In Badger’s original work, he stated that extracurricular stations were more likely to play rock music – today, the alternative format is widely accepted, so it’s no surprise that stations of both ends of the spectrum play it.
In fact, I wasn’t able to discern much of a major difference between format selection at either type of station. Granted, the information I had was mostly quantitative, so perhaps a more in-depth look at format would paint a clearer picture. Here are some more interesting notes:
· Sports and remote equipment are used at about 75% of stations on average, with academic model stations being a little more common, and extra-curriculars a little less.
· Extracurricular stations were 20% more likely to broadcast news, but were also twice as likely to use live news feeds such as the AP. Live audio feeds like these were generally not common at college radio stations. However, Academic stations have adopted the use of rip-and-read newswires more.
· There was almost no difference in funding between the two models.

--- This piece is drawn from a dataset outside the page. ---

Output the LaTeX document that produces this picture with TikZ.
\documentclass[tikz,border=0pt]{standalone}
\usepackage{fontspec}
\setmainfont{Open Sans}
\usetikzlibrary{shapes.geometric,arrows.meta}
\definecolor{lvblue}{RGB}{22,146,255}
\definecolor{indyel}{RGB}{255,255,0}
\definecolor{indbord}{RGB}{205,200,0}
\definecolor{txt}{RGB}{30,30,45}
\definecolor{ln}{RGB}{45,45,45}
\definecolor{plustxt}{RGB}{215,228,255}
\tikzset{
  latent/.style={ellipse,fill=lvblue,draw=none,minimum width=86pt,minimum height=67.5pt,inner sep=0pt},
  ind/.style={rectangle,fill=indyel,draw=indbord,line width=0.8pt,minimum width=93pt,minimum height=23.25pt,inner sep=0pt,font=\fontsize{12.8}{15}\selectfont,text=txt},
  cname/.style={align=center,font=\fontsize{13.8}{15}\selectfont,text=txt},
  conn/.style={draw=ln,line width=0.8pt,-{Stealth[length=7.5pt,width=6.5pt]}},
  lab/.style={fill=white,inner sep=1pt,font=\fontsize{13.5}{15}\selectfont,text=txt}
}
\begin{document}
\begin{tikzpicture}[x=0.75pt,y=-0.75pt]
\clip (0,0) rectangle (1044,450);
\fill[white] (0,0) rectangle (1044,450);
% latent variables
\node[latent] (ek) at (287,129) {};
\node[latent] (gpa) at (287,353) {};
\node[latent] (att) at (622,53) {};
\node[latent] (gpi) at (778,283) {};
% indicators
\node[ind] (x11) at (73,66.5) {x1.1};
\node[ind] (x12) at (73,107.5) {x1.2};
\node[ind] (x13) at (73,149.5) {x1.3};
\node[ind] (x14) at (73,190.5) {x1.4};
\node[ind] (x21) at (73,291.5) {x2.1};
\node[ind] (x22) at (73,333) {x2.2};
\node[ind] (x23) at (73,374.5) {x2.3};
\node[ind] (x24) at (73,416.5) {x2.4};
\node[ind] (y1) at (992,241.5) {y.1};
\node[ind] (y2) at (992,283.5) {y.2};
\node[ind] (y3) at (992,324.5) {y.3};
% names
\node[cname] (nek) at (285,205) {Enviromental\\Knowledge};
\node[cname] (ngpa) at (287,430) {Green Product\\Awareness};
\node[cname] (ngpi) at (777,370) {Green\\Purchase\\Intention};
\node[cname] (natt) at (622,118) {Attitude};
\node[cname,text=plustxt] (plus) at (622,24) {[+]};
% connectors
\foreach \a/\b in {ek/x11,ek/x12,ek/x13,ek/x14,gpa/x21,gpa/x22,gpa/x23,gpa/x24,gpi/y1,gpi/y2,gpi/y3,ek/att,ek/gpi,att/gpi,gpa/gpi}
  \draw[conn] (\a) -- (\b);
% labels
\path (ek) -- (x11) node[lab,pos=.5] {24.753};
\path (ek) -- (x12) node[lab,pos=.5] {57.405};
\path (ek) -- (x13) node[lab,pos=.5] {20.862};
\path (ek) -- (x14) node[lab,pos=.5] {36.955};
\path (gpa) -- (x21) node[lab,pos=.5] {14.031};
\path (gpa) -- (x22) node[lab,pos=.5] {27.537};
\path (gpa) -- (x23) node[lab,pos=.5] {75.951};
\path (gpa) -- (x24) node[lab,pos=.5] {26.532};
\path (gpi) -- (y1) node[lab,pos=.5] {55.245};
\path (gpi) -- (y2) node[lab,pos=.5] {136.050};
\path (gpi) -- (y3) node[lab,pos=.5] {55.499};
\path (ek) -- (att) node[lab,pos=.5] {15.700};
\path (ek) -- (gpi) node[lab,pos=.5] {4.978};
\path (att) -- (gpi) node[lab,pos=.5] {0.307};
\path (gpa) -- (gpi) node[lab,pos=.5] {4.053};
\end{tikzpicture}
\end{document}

But, funding had a bimodal distribution – most stations had a budget of less than $40,000 a year, with the majority at around $20,000. There was also a small lump of stations with annual budgets over $100,000. This probably has to do with geographic/metropolitan location.
That’s as much as I can share for now, as I am working on submitting an article about this research to an academic journal for publication. I can say, though, that I would love to see a study of this done on a larger scale with more stations that are online-only. I’m curious as to what their differences may be.